Stated task
Restate the data word for word and leave the images out.

Data

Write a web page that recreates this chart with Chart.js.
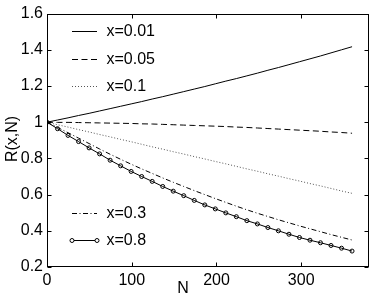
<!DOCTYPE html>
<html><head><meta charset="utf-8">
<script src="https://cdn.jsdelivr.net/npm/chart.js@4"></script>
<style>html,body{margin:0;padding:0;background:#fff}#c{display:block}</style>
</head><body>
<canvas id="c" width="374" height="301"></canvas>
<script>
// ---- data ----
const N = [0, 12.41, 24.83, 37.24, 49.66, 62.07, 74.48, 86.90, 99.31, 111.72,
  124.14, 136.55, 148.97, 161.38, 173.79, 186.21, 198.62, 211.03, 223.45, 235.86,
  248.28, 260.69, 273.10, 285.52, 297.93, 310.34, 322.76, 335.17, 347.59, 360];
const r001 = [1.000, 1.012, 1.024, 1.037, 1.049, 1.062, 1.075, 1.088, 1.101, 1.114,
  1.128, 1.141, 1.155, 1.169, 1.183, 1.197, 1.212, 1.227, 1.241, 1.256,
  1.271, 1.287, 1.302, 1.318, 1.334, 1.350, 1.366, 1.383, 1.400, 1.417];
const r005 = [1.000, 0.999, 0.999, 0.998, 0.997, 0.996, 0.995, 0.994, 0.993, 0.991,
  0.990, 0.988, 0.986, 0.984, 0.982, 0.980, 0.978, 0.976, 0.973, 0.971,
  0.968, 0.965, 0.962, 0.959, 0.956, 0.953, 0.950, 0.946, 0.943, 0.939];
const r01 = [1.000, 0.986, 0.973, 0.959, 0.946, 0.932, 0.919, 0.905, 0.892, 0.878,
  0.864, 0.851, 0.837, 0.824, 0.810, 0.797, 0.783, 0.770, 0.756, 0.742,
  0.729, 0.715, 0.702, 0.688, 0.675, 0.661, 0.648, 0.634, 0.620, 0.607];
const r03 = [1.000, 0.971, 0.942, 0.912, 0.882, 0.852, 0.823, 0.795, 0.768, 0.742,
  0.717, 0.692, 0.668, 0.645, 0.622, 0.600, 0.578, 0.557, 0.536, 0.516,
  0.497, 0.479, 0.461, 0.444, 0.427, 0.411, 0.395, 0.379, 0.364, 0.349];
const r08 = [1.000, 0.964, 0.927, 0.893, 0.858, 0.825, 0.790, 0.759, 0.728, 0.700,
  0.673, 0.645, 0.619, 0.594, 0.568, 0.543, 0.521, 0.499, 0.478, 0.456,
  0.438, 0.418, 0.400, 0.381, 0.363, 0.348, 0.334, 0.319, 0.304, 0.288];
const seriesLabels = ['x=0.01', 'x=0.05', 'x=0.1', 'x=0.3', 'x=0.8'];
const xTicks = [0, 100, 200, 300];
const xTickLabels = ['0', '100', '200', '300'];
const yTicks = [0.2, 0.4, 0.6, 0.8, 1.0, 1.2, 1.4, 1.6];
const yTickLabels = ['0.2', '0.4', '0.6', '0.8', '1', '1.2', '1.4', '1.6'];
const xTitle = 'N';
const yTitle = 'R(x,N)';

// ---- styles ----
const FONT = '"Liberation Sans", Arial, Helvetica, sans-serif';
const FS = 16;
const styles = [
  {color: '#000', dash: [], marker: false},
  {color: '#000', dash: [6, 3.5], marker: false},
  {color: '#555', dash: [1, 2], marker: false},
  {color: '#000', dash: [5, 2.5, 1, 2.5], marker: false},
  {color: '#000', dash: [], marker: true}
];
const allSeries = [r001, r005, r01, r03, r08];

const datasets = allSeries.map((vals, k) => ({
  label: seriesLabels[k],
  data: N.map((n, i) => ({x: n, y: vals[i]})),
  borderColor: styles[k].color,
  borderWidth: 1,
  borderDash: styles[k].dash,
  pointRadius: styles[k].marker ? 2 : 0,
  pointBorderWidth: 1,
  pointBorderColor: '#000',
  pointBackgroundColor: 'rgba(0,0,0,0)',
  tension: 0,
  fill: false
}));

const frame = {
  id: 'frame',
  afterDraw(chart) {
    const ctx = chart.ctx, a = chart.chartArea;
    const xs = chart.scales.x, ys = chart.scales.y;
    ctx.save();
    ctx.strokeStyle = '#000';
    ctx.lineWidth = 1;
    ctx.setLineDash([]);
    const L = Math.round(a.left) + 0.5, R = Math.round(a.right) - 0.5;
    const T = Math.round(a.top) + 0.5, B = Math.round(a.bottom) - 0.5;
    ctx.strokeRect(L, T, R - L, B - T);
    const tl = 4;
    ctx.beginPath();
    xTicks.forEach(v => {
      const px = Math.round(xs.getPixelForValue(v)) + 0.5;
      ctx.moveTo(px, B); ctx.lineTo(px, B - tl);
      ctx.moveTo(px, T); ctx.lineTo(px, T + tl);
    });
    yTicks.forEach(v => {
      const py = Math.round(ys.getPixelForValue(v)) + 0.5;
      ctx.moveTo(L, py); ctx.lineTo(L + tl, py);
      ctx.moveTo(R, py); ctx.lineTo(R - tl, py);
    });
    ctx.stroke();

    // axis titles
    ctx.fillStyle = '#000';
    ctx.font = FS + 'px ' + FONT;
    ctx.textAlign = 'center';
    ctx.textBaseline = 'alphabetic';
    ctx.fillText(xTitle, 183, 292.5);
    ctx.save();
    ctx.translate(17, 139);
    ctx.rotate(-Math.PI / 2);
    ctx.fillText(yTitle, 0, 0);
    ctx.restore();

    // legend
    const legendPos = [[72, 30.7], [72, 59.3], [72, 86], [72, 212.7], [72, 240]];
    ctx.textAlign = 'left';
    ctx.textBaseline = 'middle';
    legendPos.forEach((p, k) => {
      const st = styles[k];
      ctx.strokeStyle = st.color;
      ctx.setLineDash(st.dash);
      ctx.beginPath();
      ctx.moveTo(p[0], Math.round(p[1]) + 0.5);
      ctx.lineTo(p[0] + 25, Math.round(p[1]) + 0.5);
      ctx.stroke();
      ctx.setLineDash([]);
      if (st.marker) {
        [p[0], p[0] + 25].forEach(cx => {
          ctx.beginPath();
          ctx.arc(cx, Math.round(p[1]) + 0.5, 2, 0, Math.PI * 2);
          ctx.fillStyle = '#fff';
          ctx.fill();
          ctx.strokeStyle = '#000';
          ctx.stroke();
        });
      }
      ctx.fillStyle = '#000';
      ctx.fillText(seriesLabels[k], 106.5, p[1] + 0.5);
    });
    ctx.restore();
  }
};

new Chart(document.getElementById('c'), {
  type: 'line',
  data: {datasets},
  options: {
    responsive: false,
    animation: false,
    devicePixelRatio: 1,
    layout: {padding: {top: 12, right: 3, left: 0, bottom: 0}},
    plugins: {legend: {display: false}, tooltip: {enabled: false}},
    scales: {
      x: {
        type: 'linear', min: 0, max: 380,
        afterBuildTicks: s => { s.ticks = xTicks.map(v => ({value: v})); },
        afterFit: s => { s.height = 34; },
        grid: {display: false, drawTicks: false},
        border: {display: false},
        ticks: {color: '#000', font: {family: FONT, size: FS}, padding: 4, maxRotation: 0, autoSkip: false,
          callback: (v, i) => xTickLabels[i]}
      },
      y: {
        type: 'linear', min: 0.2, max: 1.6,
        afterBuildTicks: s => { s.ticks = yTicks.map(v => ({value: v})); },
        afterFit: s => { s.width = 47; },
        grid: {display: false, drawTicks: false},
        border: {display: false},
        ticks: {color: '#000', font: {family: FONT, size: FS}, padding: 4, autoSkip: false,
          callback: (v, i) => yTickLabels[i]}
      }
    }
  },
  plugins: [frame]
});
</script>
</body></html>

Solution to this problem
Write a web page that recreates this chart with Chart.js.
<!DOCTYPE html>
<html><head><meta charset="utf-8">
<script src="https://cdn.jsdelivr.net/npm/chart.js@4"></script>
<style>html,body{margin:0;padding:0;background:#fff}#c{display:block}</style>
</head><body>
<canvas id="c" width="374" height="301"></canvas>
<script>
// ---- data ----
const N = [0, 12.41, 24.83, 37.24, 49.66, 62.07, 74.48, 86.90, 99.31, 111.72,
  124.14, 136.55, 148.97, 161.38, 173.79, 186.21, 198.62, 211.03, 223.45, 235.86,
  248.28, 260.69, 273.10, 285.52, 297.93, 310.34, 322.76, 335.17, 347.59, 360];
const r001 = [1.000, 1.012, 1.024, 1.037, 1.049, 1.062, 1.075, 1.088, 1.101, 1.114,
  1.128, 1.141, 1.155, 1.169, 1.183, 1.197, 1.212, 1.227, 1.241, 1.256,
  1.271, 1.287, 1.302, 1.318, 1.334, 1.350, 1.366, 1.383, 1.400, 1.417];
const r005 = [1.000, 0.999, 0.999, 0.998, 0.997, 0.996, 0.995, 0.994, 0.993, 0.991,
  0.990, 0.988, 0.986, 0.984, 0.982, 0.980, 0.978, 0.976, 0.973, 0.971,
  0.968, 0.965, 0.962, 0.959, 0.956, 0.953, 0.950, 0.946, 0.943, 0.939];
const r01 = [1.000, 0.986, 0.973, 0.959, 0.946, 0.932, 0.919, 0.905, 0.892, 0.878,
  0.864, 0.851, 0.837, 0.824, 0.810, 0.797, 0.783, 0.770, 0.756, 0.742,
  0.729, 0.715, 0.702, 0.688, 0.675, 0.661, 0.648, 0.634, 0.620, 0.607];
const r03 = [1.000, 0.971, 0.942, 0.912, 0.882, 0.852, 0.823, 0.795, 0.768, 0.742,
  0.717, 0.692, 0.668, 0.645, 0.622, 0.600, 0.578, 0.557, 0.536, 0.516,
  0.497, 0.479, 0.461, 0.444, 0.427, 0.411, 0.395, 0.379, 0.364, 0.349];
const r08 = [1.000, 0.964, 0.927, 0.893, 0.858, 0.825, 0.790, 0.759, 0.728, 0.700,
  0.673, 0.645, 0.619, 0.594, 0.568, 0.543, 0.521, 0.499, 0.478, 0.456,
  0.438, 0.418, 0.400, 0.381, 0.363, 0.348, 0.334, 0.319, 0.304, 0.288];
const seriesLabels = ['x=0.01', 'x=0.05', 'x=0.1', 'x=0.3', 'x=0.8'];
const xTicks = [0, 100, 200, 300];
const xTickLabels = ['0', '100', '200', '300'];
const yTicks = [0.2, 0.4, 0.6, 0.8, 1.0, 1.2, 1.4, 1.6];
const yTickLabels = ['0.2', '0.4', '0.6', '0.8', '1', '1.2', '1.4', '1.6'];
const xTitle = 'N';
const yTitle = 'R(x,N)';

// ---- styles ----
const FONT = '"Liberation Sans", Arial, Helvetica, sans-serif';
const FS = 16;
const styles = [
  {color: '#000', dash: [], marker: false},
  {color: '#000', dash: [6, 3.5], marker: false},
  {color: '#555', dash: [1, 2], marker: false},
  {color: '#000', dash: [5, 2.5, 1, 2.5], marker: false},
  {color: '#000', dash: [], marker: true}
];
const allSeries = [r001, r005, r01, r03, r08];

const datasets = allSeries.map((vals, k) => ({
  label: seriesLabels[k],
  data: N.map((n, i) => ({x: n, y: vals[i]})),
  borderColor: styles[k].color,
  borderWidth: 1,
  borderDash: styles[k].dash,
  pointRadius: styles[k].marker ? 2 : 0,
  pointBorderWidth: 1,
  pointBorderColor: '#000',
  pointBackgroundColor: 'rgba(0,0,0,0)',
  tension: 0,
  fill: false
}));

const frame = {
  id: 'frame',
  afterDraw(chart) {
    const ctx = chart.ctx, a = chart.chartArea;
    const xs = chart.scales.x, ys = chart.scales.y;
    ctx.save();
    ctx.strokeStyle = '#000';
    ctx.lineWidth = 1;
    ctx.setLineDash([]);
    const L = Math.round(a.left) + 0.5, R = Math.round(a.right) - 0.5;
    const T = Math.round(a.top) + 0.5, B = Math.round(a.bottom) - 0.5;
    ctx.strokeRect(L, T, R - L, B - T);
    const tl = 4;
    ctx.beginPath();
    xTicks.forEach(v => {
      const px = Math.round(xs.getPixelForValue(v)) + 0.5;
      ctx.moveTo(px, B); ctx.lineTo(px, B - tl);
      ctx.moveTo(px, T); ctx.lineTo(px, T + tl);
    });
    yTicks.forEach(v => {
      const py = Math.round(ys.getPixelForValue(v)) + 0.5;
      ctx.moveTo(L, py); ctx.lineTo(L + tl, py);
      ctx.moveTo(R, py); ctx.lineTo(R - tl, py);
    });
    ctx.stroke();

    // axis titles
    ctx.fillStyle = '#000';
    ctx.font = FS + 'px ' + FONT;
    ctx.textAlign = 'center';
    ctx.textBaseline = 'alphabetic';
    ctx.fillText(xTitle, 183, 292.5);
    ctx.save();
    ctx.translate(17, 139);
    ctx.rotate(-Math.PI / 2);
    ctx.fillText(yTitle, 0, 0);
    ctx.restore();

    // legend
    const legendPos = [[72, 30.7], [72, 59.3], [72, 86], [72, 212.7], [72, 240]];
    ctx.textAlign = 'left';
    ctx.textBaseline = 'middle';
    legendPos.forEach((p, k) => {
      const st = styles[k];
      ctx.strokeStyle = st.color;
      ctx.setLineDash(st.dash);
      ctx.beginPath();
      ctx.moveTo(p[0], Math.round(p[1]) + 0.5);
      ctx.lineTo(p[0] + 25, Math.round(p[1]) + 0.5);
      ctx.stroke();
      ctx.setLineDash([]);
      if (st.marker) {
        [p[0], p[0] + 25].forEach(cx => {
          ctx.beginPath();
          ctx.arc(cx, Math.round(p[1]) + 0.5, 2, 0, Math.PI * 2);
          ctx.fillStyle = '#fff';
          ctx.fill();
          ctx.strokeStyle = '#000';
          ctx.stroke();
        });
      }
      ctx.fillStyle = '#000';
      ctx.fillText(seriesLabels[k], 106.5, p[1] + 0.5);
    });
    ctx.restore();
  }
};

new Chart(document.getElementById('c'), {
  type: 'line',
  data: {datasets},
  options: {
    responsive: false,
    animation: false,
    devicePixelRatio: 1,
    layout: {padding: {top: 12, right: 3, left: 0, bottom: 0}},
    plugins: {legend: {display: false}, tooltip: {enabled: false}},
    scales: {
      x: {
        type: 'linear', min: 0, max: 380,
        afterBuildTicks: s => { s.ticks = xTicks.map(v => ({value: v})); },
        afterFit: s => { s.height = 34; },
        grid: {display: false, drawTicks: false},
        border: {display: false},
        ticks: {color: '#000', font: {family: FONT, size: FS}, padding: 4, maxRotation: 0, autoSkip: false,
          callback: (v, i) => xTickLabels[i]}
      },
      y: {
        type: 'linear', min: 0.2, max: 1.6,
        afterBuildTicks: s => { s.ticks = yTicks.map(v => ({value: v})); },
        afterFit: s => { s.width = 47; },
        grid: {display: false, drawTicks: false},
        border: {display: false},
        ticks: {color: '#000', font: {family: FONT, size: FS}, padding: 4, autoSkip: false,
          callback: (v, i) => yTickLabels[i]}
      }
    }
  },
  plugins: [frame]
});
</script>
</body></html>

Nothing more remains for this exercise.